_Written task:_ Repeat what the lines below say, word for word, and skip every image.

_Source excerpt:_
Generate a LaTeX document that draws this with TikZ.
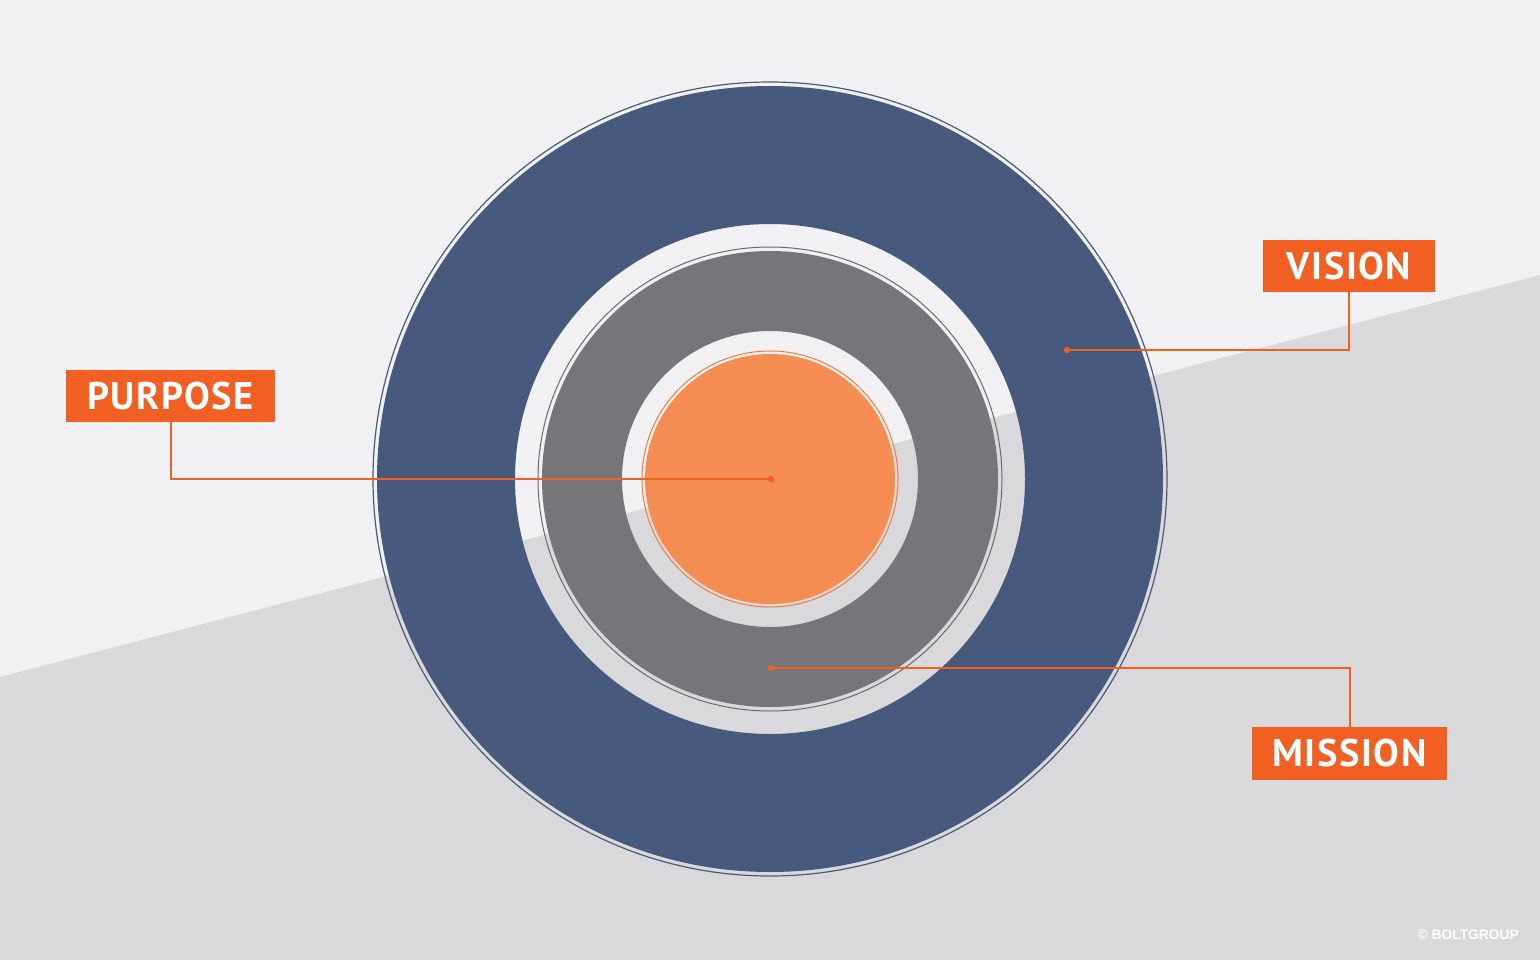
\documentclass[tikz,border=0pt]{standalone}
\usepackage{fontspec}
\setmainfont{PT Sans}
\newfontfamily\labelfont[LetterSpace=4.0]{PT Sans}
\newfontfamily\copyfont{Liberation Sans}
\definecolor{bgtop}{HTML}{F1F1F3}
\definecolor{bgbot}{HTML}{D9D9DB}
\definecolor{ringblue}{HTML}{475A7E}
\definecolor{blueline}{HTML}{4A5A7A}
\definecolor{ringgray}{HTML}{767579}
\definecolor{grayline}{HTML}{6A6A6E}
\definecolor{core}{HTML}{F58C52}
\definecolor{coreline}{HTML}{F47A3A}
\definecolor{tagorange}{HTML}{F15F22}
\tikzset{
  tag/.style={fill=tagorange, text=white, inner sep=0pt, minimum height=52,
    font=\labelfont\bfseries\fontsize{38.5}{38.5}\selectfont},
  conn/.style={draw=tagorange, line width=2},
  enddot/.style={fill=tagorange}
}
\begin{document}
\begin{tikzpicture}[x=1pt,y=-1pt]
\useasboundingbox (0,0) rectangle (1540,960);
% background
\fill[bgtop] (0,0) rectangle (1540,960);
\fill[bgbot] (0,677) -- (1540,275) -- (1540,960) -- (0,960) -- cycle;
% rings
\coordinate (c) at (770,479);
\draw[blueline, line width=1.2] (c) circle (397);
\fill[ringblue, even odd rule] (c) circle (393) (c) circle (255);
\draw[grayline, line width=1] (c) circle (232);
\fill[ringgray, even odd rule] (c) circle (228) (c) circle (148);
\draw[coreline, line width=1] (c) circle (128);
\fill[core] (c) circle (125);
% end points
\coordinate (vdot) at (1067,350);
\coordinate (pdot) at (771,479);
\coordinate (mdot) at (771,668);
% labels
\node[tag, minimum width=172] (vision) at (1349,266) {VISION};
\node[tag, minimum width=209] (purpose) at (170.5,396) {PURPOSE};
\node[tag, minimum width=195, minimum height=53] (mission) at (1349.5,753.5) {MISSION};
% connectors
\draw[conn] (vision.south) |- (vdot);
\draw[conn] (purpose.south) |- (pdot);
\draw[conn] (mission.north) |- (mdot);
\fill[enddot] (vdot) circle (3.2);
\fill[enddot] (pdot) circle (3.2);
\fill[enddot] (mdot) circle (3.2);
% copyright
\node[text=white, inner sep=0pt, anchor=east, font=\copyfont\bfseries\fontsize{13.8}{13.8}\selectfont] (copy) at (1519,935) {© BOLTGROUP};
\end{tikzpicture}
\end{document}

_Result of the exercise:_
Generate a LaTeX document that draws this with TikZ.
\documentclass[tikz,border=0pt]{standalone}
\usepackage{fontspec}
\setmainfont{PT Sans}
\newfontfamily\labelfont[LetterSpace=4.0]{PT Sans}
\newfontfamily\copyfont{Liberation Sans}
\definecolor{bgtop}{HTML}{F1F1F3}
\definecolor{bgbot}{HTML}{D9D9DB}
\definecolor{ringblue}{HTML}{475A7E}
\definecolor{blueline}{HTML}{4A5A7A}
\definecolor{ringgray}{HTML}{767579}
\definecolor{grayline}{HTML}{6A6A6E}
\definecolor{core}{HTML}{F58C52}
\definecolor{coreline}{HTML}{F47A3A}
\definecolor{tagorange}{HTML}{F15F22}
\tikzset{
  tag/.style={fill=tagorange, text=white, inner sep=0pt, minimum height=52,
    font=\labelfont\bfseries\fontsize{38.5}{38.5}\selectfont},
  conn/.style={draw=tagorange, line width=2},
  enddot/.style={fill=tagorange}
}
\begin{document}
\begin{tikzpicture}[x=1pt,y=-1pt]
\useasboundingbox (0,0) rectangle (1540,960);
% background
\fill[bgtop] (0,0) rectangle (1540,960);
\fill[bgbot] (0,677) -- (1540,275) -- (1540,960) -- (0,960) -- cycle;
% rings
\coordinate (c) at (770,479);
\draw[blueline, line width=1.2] (c) circle (397);
\fill[ringblue, even odd rule] (c) circle (393) (c) circle (255);
\draw[grayline, line width=1] (c) circle (232);
\fill[ringgray, even odd rule] (c) circle (228) (c) circle (148);
\draw[coreline, line width=1] (c) circle (128);
\fill[core] (c) circle (125);
% end points
\coordinate (vdot) at (1067,350);
\coordinate (pdot) at (771,479);
\coordinate (mdot) at (771,668);
% labels
\node[tag, minimum width=172] (vision) at (1349,266) {VISION};
\node[tag, minimum width=209] (purpose) at (170.5,396) {PURPOSE};
\node[tag, minimum width=195, minimum height=53] (mission) at (1349.5,753.5) {MISSION};
% connectors
\draw[conn] (vision.south) |- (vdot);
\draw[conn] (purpose.south) |- (pdot);
\draw[conn] (mission.north) |- (mdot);
\fill[enddot] (vdot) circle (3.2);
\fill[enddot] (pdot) circle (3.2);
\fill[enddot] (mdot) circle (3.2);
% copyright
\node[text=white, inner sep=0pt, anchor=east, font=\copyfont\bfseries\fontsize{13.8}{13.8}\selectfont] (copy) at (1519,935) {© BOLTGROUP};
\end{tikzpicture}
\end{document}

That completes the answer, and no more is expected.